Clark has carefully tried to balance his roster by bringing in junior college players for this season, but he acknowledges there are significant unknowns in how well it will compete right away. Ultimately, though, this is about the future, which now looks brighter than ever thanks to the building that is nearly finished which includes a modern locker room, hot and cold tubs with an underwater treadmill, lounge areas and a brand new weight room that looks out onto the covered pavilion.
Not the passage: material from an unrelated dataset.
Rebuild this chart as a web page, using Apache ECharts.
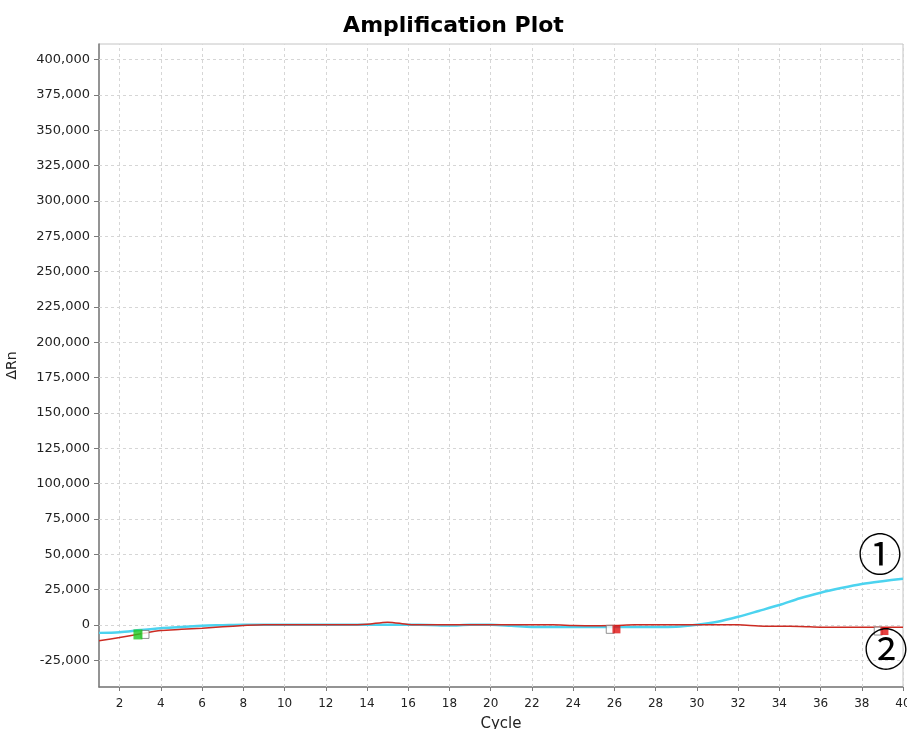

There also is momentum locally to build a 45,000-seat stadium in a trendy area of downtown, plans for which Clark believes will be finalized in the near future.

“I bring recruits back here and they come back in this office selling me,” Clark said. “One of the hardest things in 2014 is we were getting a better response by bringing in a junior college guy (from out of town) who loved Birmingham, loved the school, but the local guys had such a bad connotation with UAB and now that’s changed.”

In a few months, though, the passion so many people put in to bringing back UAB football will subside and the business of running a college program with many challenges and very little history of success will go on as usual. 
The community was there for UAB football when it was needed most. Whether it stays that way, again, may be up to Clark. 

“People talk about all the new upcoming things, which is a big recruiting thing for us, a lot of guys like shiny things and we appreciate the donations and stuff that helped make this possible,” Jones said. "But it all reverts back to Coach Clark. He’s our No. 1 recruiting tool, not the facility, not the return, not making history. He’s the no. 1 recruiting tool we have.”